Contentment also transforms your relationship with time, one of FOMO's most powerful psychological weapons. When you're constantly aware of alternative experiences you could be having, time feels scarce and rushed, creating pressure to optimize every moment and anxiety about "wasted" time. Contentment allows you to experience what researchers call "time affluence" – the sense that you have enough time for what matters most to you. This temporal satisfaction reduces the urgency that drives many FOMO-based decisions and creates space for the slow, sustained attention that deep satisfaction requires.
Perhaps most importantly, contentment provides the internal stability necessary for authentic relationships and meaningful work.

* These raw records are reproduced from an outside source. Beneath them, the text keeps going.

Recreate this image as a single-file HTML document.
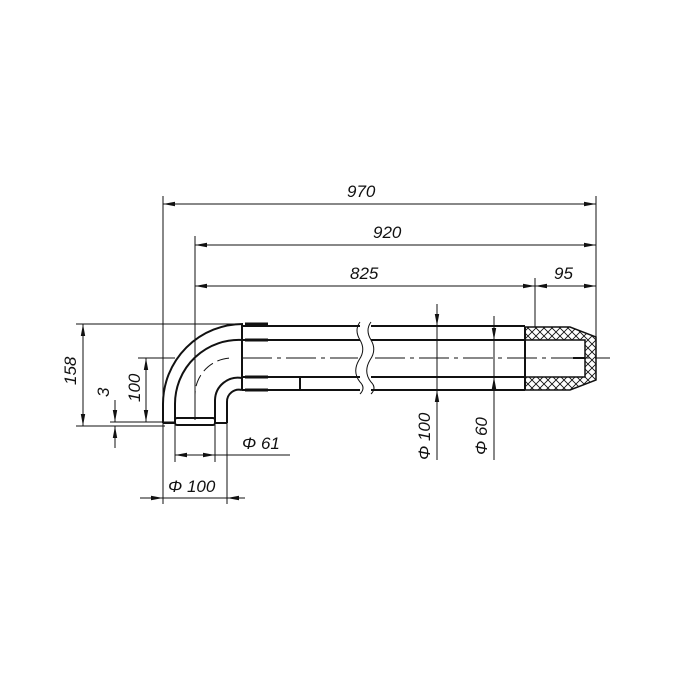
<!DOCTYPE html>
<html><head><meta charset="utf-8"><style>
html,body{margin:0;padding:0;background:#fff}
svg{display:block}
text{font-family:"Liberation Sans",sans-serif;font-style:italic;font-size:17px;fill:#111}
</style></head><body>
<svg width="700" height="700" viewBox="0 0 700 700" xmlns="http://www.w3.org/2000/svg">
<defs>
<marker id="a" viewBox="0 0 12 6" refX="12" refY="3" markerWidth="12" markerHeight="6" orient="auto-start-reverse" markerUnits="userSpaceOnUse"><path d="M0,0.8 L12,3 L0,5.2z" fill="#111"/></marker>
<pattern id="h" width="8" height="8" patternUnits="userSpaceOnUse"><path d="M0,0L8,8M8,0L0,8" stroke="#111" stroke-width="0.9"/></pattern>
</defs>
<g stroke="#111" fill="none" stroke-width="1">
<line x1="163" y1="196" x2="163" y2="504"/>
<line x1="195" y1="236" x2="195" y2="420"/>
<line x1="596" y1="196" x2="596" y2="358"/>
<line x1="535" y1="278" x2="535" y2="327"/>
<line x1="76" y1="324" x2="243" y2="324"/>
<line x1="76" y1="426" x2="165" y2="426"/>
<line x1="110" y1="422" x2="175" y2="422"/>
<line x1="138" y1="358" x2="175" y2="358"/>
<line x1="175" y1="425" x2="175" y2="462"/>
<line x1="215" y1="425" x2="215" y2="462"/>
<line x1="227" y1="422" x2="227" y2="504"/>
<line x1="163" y1="204" x2="596" y2="204" marker-start="url(#a)" marker-end="url(#a)"/>
<line x1="195" y1="245" x2="596" y2="245" marker-start="url(#a)" marker-end="url(#a)"/>
<line x1="195" y1="286" x2="535" y2="286" marker-start="url(#a)" marker-end="url(#a)"/>
<line x1="535" y1="286" x2="596" y2="286" marker-start="url(#a)" marker-end="url(#a)"/>
<line x1="83" y1="324" x2="83" y2="426" marker-start="url(#a)" marker-end="url(#a)"/>
<line x1="146" y1="358" x2="146" y2="422" marker-start="url(#a)" marker-end="url(#a)"/>
<line x1="115" y1="400" x2="115" y2="422" marker-end="url(#a)"/>
<line x1="115" y1="448" x2="115" y2="426" marker-end="url(#a)"/>
<line x1="175" y1="455" x2="290" y2="455"/>
<line x1="190" y1="455" x2="175" y2="455" marker-end="url(#a)"/>
<line x1="200" y1="455" x2="215" y2="455" marker-end="url(#a)"/>
<line x1="140" y1="498" x2="245" y2="498"/>
<line x1="150" y1="498" x2="163" y2="498" marker-end="url(#a)"/>
<line x1="240" y1="498" x2="227" y2="498" marker-end="url(#a)"/>
<line x1="437" y1="304" x2="437" y2="326" marker-end="url(#a)"/>
<line x1="437" y1="460" x2="437" y2="390" marker-end="url(#a)"/>
<line x1="437" y1="326" x2="437" y2="390"/>
<line x1="494" y1="316" x2="494" y2="340" marker-end="url(#a)"/>
<line x1="494" y1="460" x2="494" y2="377" marker-end="url(#a)"/>
<line x1="494" y1="340" x2="494" y2="377"/>
<path d="M242,358 H358 M375,358 H610" stroke-dasharray="30,5,4,5"/>
<path d="M195,420 V395 A37,37 0 0 1 232,358" stroke-dasharray="12,5"/>
</g>
<g stroke="#111" fill="none" stroke-width="2">
<path d="M163,423 V404 A80,80 0 0 1 243,324"/>
<path d="M175,420 V404 A64,64 0 0 1 243,340"/>
<path d="M215,420 V400 A23,23 0 0 1 242,378"/>
<path d="M227,423 V402 A12,12 0 0 1 242,390"/>
<path d="M163,423 H175 M215,423 H227"/>
<rect x="175" y="418" width="40" height="7" rx="2"/>
<line x1="242" y1="324" x2="242" y2="390"/>
<line x1="300" y1="377" x2="300" y2="390"/>
<path d="M242,326 H360 M242,340 H360 M242,377 H360 M242,390 H360"/>
<path d="M371,326 H525 M371,340 H525 M371,377 H525 M371,390 H525"/>
<path d="M360,322 Q354,330 360,340 Q366,350 359,360 Q352,372 360,382 Q366,388 360,394" stroke-width="1"/>
<path d="M371,322 Q365,330 371,340 Q377,350 370,360 Q363,372 371,382 Q377,388 371,394" stroke-width="1"/>
<path d="M525,327 L570,327 L596,337 V380 L570,390 L525,390 V377 H585 V340 H525 Z" fill="url(#h)" stroke-width="1.5"/>
<line x1="525" y1="327" x2="525" y2="390"/>
<line x1="573" y1="358" x2="585" y2="358"/>
</g>
<g stroke="#111" stroke-width="3">
<line x1="245" y1="324" x2="268" y2="324"/><line x1="245" y1="340" x2="268" y2="340"/>
<line x1="245" y1="377" x2="268" y2="377"/><line x1="245" y1="390" x2="268" y2="390"/>
</g>
<text x="347" y="197">970</text>
<text x="373" y="238">920</text>
<text x="350" y="279">825</text>
<text x="554" y="279">95</text>
<text transform="translate(76,385) rotate(-90)">158</text>
<text transform="translate(109,397) rotate(-90)">3</text>
<text transform="translate(140,402) rotate(-90)">100</text>
<text x="242" y="449">Φ 61</text>
<text x="168" y="492">Φ 100</text>
<text transform="translate(430,460) rotate(-90)">Φ 100</text>
<text transform="translate(487,455) rotate(-90)">Φ 60</text>
</svg>
</body></html>
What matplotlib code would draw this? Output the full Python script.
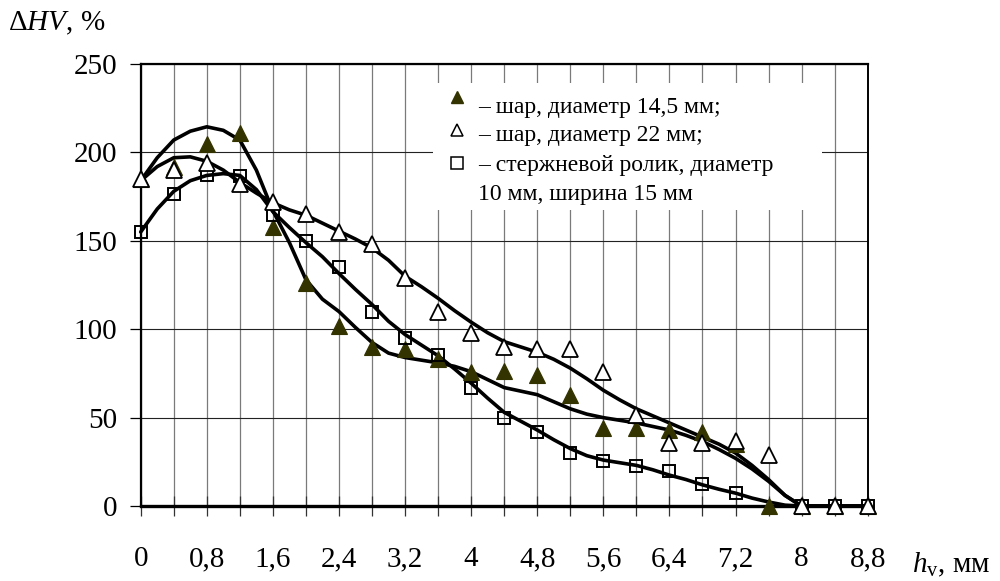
import numpy as np
import matplotlib
matplotlib.use("Agg")
import matplotlib.pyplot as plt
from matplotlib.patches import Rectangle

plt.rcParams['font.family'] = ['Liberation Serif', 'DejaVu Serif']
plt.rcParams['mathtext.fontset'] = 'custom'
plt.rcParams['mathtext.rm'] = 'Liberation Serif'
plt.rcParams['mathtext.it'] = 'Liberation Serif:italic'

# Measured points: depth h_v (mm) and hardness increase ΔHV (%)
depth = [0, 0.4, 0.8, 1.2, 1.6, 2.0, 2.4, 2.8, 3.2, 3.6, 4.0, 4.4,
         4.8, 5.2, 5.6, 6.0, 6.4, 6.8, 7.2, 7.6, 8.0, 8.4, 8.8]
ball_14_5 = [185, 192, 205, 211, 158, 126, 102, 90, 89, 83, 76, 76.5,
             74, 63, 44, 44, 43, 42, 35, 0, 0, 0, 0]
ball_22 = [185, 190, 194, 182, 172, 165, 155, 148, 129, 110, 98, 90,
           89, 89, 76, 51.5, 35.6, 35.6, 37, 29, 0, 0, 0]
roller = [155, 176.5, 187, 186.6, 164.6, 150, 135, 110, 95, 85.4, 67, 50,
          42, 30, 25.5, 22.6, 20, 12.4, 7.4, np.nan, 0, 0, 0]

# Smoothed trend curves
trend_depth = [0, 0.2, 0.4, 0.6, 0.8, 1.0, 1.2, 1.4, 1.6, 1.8, 2.0, 2.2,
               2.4, 2.6, 2.8, 3.0, 3.2, 3.4, 3.6, 3.8, 4.0, 4.2, 4.4, 4.6,
               4.8, 5.0, 5.2, 5.4, 5.6, 5.8, 6.0, 6.2, 6.4, 6.6, 6.8, 7.0,
               7.2, 7.4, 7.6, 7.8, 8.0, 8.2, 8.4, 8.6, 8.8]
trend_14_5 = [184, 197, 207, 212, 214.5, 212.5, 207, 190, 167, 149, 128, 117,
              110, 101, 92.5, 86.5, 84, 82.5, 81, 79, 76, 71.5, 67, 65,
              63, 59, 55, 52, 50, 48.5, 47, 45, 43, 40, 36.5, 32,
              27, 21, 14, 6, 0, 0, 0, 0, 0]
trend_22 = [184, 192, 197, 197.5, 195, 190, 183, 177, 171.5, 167.5, 164.5, 160,
            155.5, 151, 146, 139, 130, 124, 117.5, 110.5, 104, 98, 93, 90,
            87, 83, 78, 72, 65.5, 60, 55, 51, 47, 43, 39, 35,
            30, 23, 15, 6, 0, 0, 0, 0, 0]
trend_roller = [155, 168, 178, 184, 187, 188, 187, 179, 166.5, 157.5, 149, 141,
                131.5, 122.5, 114, 104.5, 97, 91, 85, 77.5, 69.5, 61, 53, 48,
                43, 37.5, 32.5, 28.5, 26, 24.5, 23, 20.5, 17.5, 15, 12, 9.5,
                7.3, 4.5, 2.3, 0.5, 0, 0, 0, 0, 0]

x_ticks = [0, 0.4, 0.8, 1.2, 1.6, 2.0, 2.4, 2.8, 3.2, 3.6, 4.0, 4.4,
           4.8, 5.2, 5.6, 6.0, 6.4, 6.8, 7.2, 7.6, 8.0, 8.4, 8.8]
x_tick_labels = ['0', '', '0,8', '', '1,6', '', '2,4', '', '3,2', '', '4', '',
                 '4,8', '', '5,6', '', '6,4', '', '7,2', '', '8', '', '8,8']
y_ticks = [0, 50, 100, 150, 200, 250]

legend_labels = ['– шар, диаметр 14,5 мм;',
                 '– шар, диаметр 22 мм;',
                 '– стержневой ролик, диаметр',
                 '10 мм, ширина 15 мм']

olive = '#333300'

fig = plt.figure(figsize=(10, 5.81), dpi=100)
ax = fig.add_axes([0.1407, 0.129, 0.727, 0.7608])

ax.set_xlim(0, 8.8)
ax.set_ylim(0, 250)

# grid
ax.set_xticks(x_ticks)
ax.set_xticklabels(x_tick_labels)
ax.set_yticks(y_ticks)
ax.xaxis.grid(True, color='#7a7a7a', lw=0.9)
ax.yaxis.grid(True, color='#222222', lw=0.8)
ax.tick_params(axis='x', direction='inout', length=14, width=0.9,
               labelsize=21, pad=22, color='#333333')
ax.tick_params(axis='y', direction='out', length=8, width=0.9,
               labelsize=21, pad=9)

for side, lw in (('left', 1.6), ('bottom', 2.4), ('top', 1.6), ('right', 1.4)):
    ax.spines[side].set_linewidth(lw)
    ax.spines[side].set_color('black')

# trend curves
for tr in (trend_14_5, trend_22, trend_roller):
    ax.plot(trend_depth, tr, color='black', lw=2.6, zorder=3,
            solid_joinstyle='round', solid_capstyle='round', clip_on=False)

# measured points
ax.plot(depth, ball_14_5, ls='none', marker='^', ms=11, mfc=olive, mec=olive,
        mew=0.8, zorder=4, clip_on=False)
ax.plot(depth, roller, ls='none', marker='s', ms=9, mfc='none', mec='black',
        mew=1.4, zorder=5, clip_on=False)
ax.plot(depth, ball_22, ls='none', marker='^', ms=11, mfc='white', mec='black',
        mew=1.3, zorder=6, clip_on=False)

# legend block
ax.add_patch(Rectangle((0.402, 0.670), 0.535, 0.287, transform=ax.transAxes,
                       facecolor='white', edgecolor='none', zorder=1.8))
ax.plot([0.435], [0.925], transform=ax.transAxes, marker='^', ms=9,
        mfc=olive, mec=olive, ls='none', zorder=7)
ax.plot([0.435], [0.851], transform=ax.transAxes, marker='^', ms=9,
        mfc='white', mec='black', mew=1.1, ls='none', zorder=7)
ax.plot([0.435], [0.776], transform=ax.transAxes, marker='s', ms=8,
        mfc='white', mec='black', mew=1.1, ls='none', zorder=7)
for lbl, yb in zip(legend_labels, (0.889, 0.826, 0.758, 0.692)):
    ax.text(0.464, yb, lbl, transform=ax.transAxes, fontsize=17,
            ha='left', va='baseline', zorder=7)

# axis titles
fig.text(0.008, 0.959, r'$\mathrm{\Delta}\mathit{HV}$, %', fontsize=21,
         ha='left', va='center')
fig.text(0.912, 0.0155, r'$\mathit{h}_\mathrm{v}$, мм', fontsize=21,
         ha='left', va='baseline')

fig.savefig('out.png', dpi=100)
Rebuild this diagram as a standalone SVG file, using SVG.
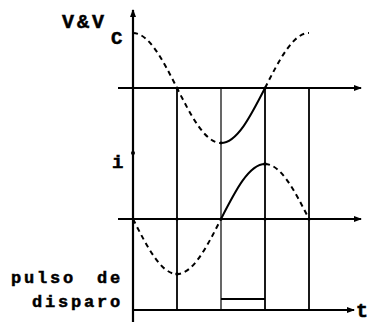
<svg xmlns="http://www.w3.org/2000/svg" width="372" height="322" viewBox="0 0 372 322">
<style>
.ax{stroke:#000;stroke-width:2.2;fill:none}
.vl{stroke:#000;stroke-width:1.8;fill:none}
.th{stroke:#000;stroke-width:1.2;fill:none}
.dash{stroke:#000;stroke-width:2;fill:none;stroke-dasharray:5 4}
.solid{stroke:#000;stroke-width:2;fill:none}
.lbl{font-family:"Liberation Mono","Courier New",monospace;font-weight:bold;fill:#000;stroke:#000;stroke-width:0.5}
</style>
<defs>
<marker id="arr" viewBox="0 0 8 8" refX="7" refY="4" markerWidth="8" markerHeight="8" markerUnits="userSpaceOnUse" orient="auto">
<path d="M0,1 L8,4 L0,7 Z" fill="#000"/>
</marker>
</defs>
<g id="connectors">
<line class="ax" x1="133" y1="322" x2="133" y2="10" marker-end="url(#arr)"/>
<line class="ax" x1="118" y1="88" x2="361" y2="88" marker-end="url(#arr)"/>
<line class="ax" x1="118" y1="219" x2="361" y2="219" marker-end="url(#arr)"/>
<line class="ax" x1="133" y1="310" x2="354" y2="310" marker-end="url(#arr)"/>
<line class="vl" x1="177" y1="88" x2="177" y2="310"/>
<line class="th" x1="221" y1="88" x2="221" y2="310"/>
<line class="vl" x1="265" y1="88" x2="265" y2="310"/>
<line class="vl" x1="309" y1="88" x2="309" y2="310"/>
<line class="ax" x1="221" y1="299" x2="265" y2="299" stroke-width="2.6"/>
<path class="dash" d="M133,33 C148.93,33 162.65,59.82 177,88 C191.35,116.18 205.07,143 221,143"/>
<path class="solid" d="M221,143 C236.93,143 250.65,116.18 265,88"/>
<path class="dash" d="M265,88 C279.35,59.82 293.07,33 309,33"/>
<path class="dash" d="M133,219 C147.35,247.18 161.07,274 177,274 C192.93,274 206.65,247.18 221,219"/>
<path class="solid" d="M221,219 C235.35,190.82 249.07,164 265,164"/>
<path class="dash" d="M265,164 C280.93,164 294.65,190.82 309,219"/>
<g fill="#000">
<circle cx="133" cy="153" r="2"/>
<circle cx="177" cy="88" r="1.6"/>
<circle cx="265" cy="88" r="1.6"/>
<circle cx="177" cy="219" r="1.6"/>
<circle cx="221" cy="219" r="1.6"/>
<circle cx="265" cy="219" r="1.6"/>
<circle cx="309" cy="219" r="1.6"/>
<circle cx="177" cy="274" r="1.8"/>
<circle cx="265" cy="164" r="1.8"/>
<circle cx="221" cy="143" r="1.4"/>
</g>
</g>
<g id="labels">
<text class="lbl" x="62" y="28" font-size="20" letter-spacing="3">V&amp;V</text>
<text class="lbl" x="111" y="44" font-size="19">C</text>
<text class="lbl" x="112" y="168" font-size="19">i</text>
<text class="lbl" x="11" y="283" font-size="17" letter-spacing="2.8">pulso <tspan x="97">de</tspan></text>
<text class="lbl" x="32" y="307" font-size="17" letter-spacing="2.8">disparo</text>
<text class="lbl" x="356" y="317" font-size="20">t</text>
</g>
</svg>
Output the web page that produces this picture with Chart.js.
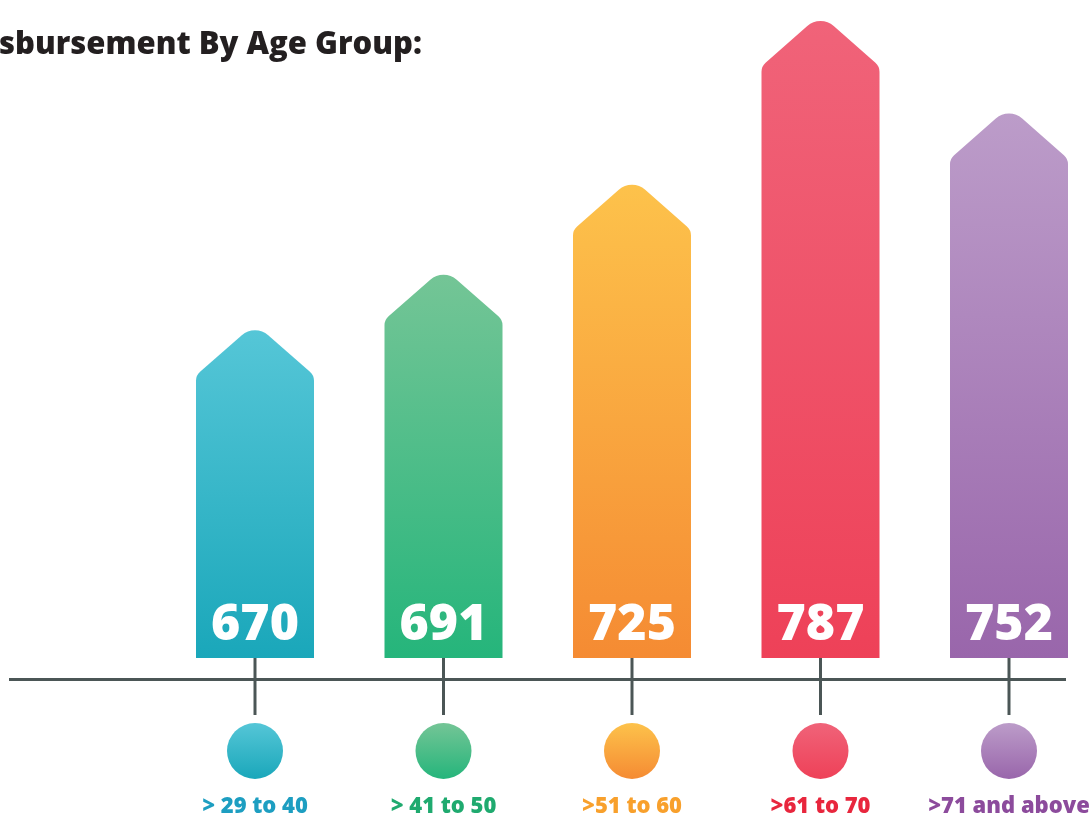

When your sense of worth depends on external validation, comparison, and constant achievement, your relationships become transactional and your work becomes performative. You relate to others based on what they can offer your status or image, and you pursue professional goals based on how they'll appear to others rather than how they align with your intrinsic interests. Contentment frees you from these external dependencies, allowing for the vulnerability and authenticity that create lasting satisfaction in both relationships and career.
The development of contentment also provides protection against the hedonic treadmill – the psychological phenomenon where increased pleasures and achievements quickly become the new baseline, requiring ever-greater stimulation to maintain the same level of satisfaction. Research shows that people who cultivate contentment through non-material sources (relationships, personal growth, meaning-making, service to others) maintain steady well-being levels regardless of external circumstances, while those dependent on external sources (achievements, acquisitions, experiences) require constant novelty and escalation to avoid dissatisfaction.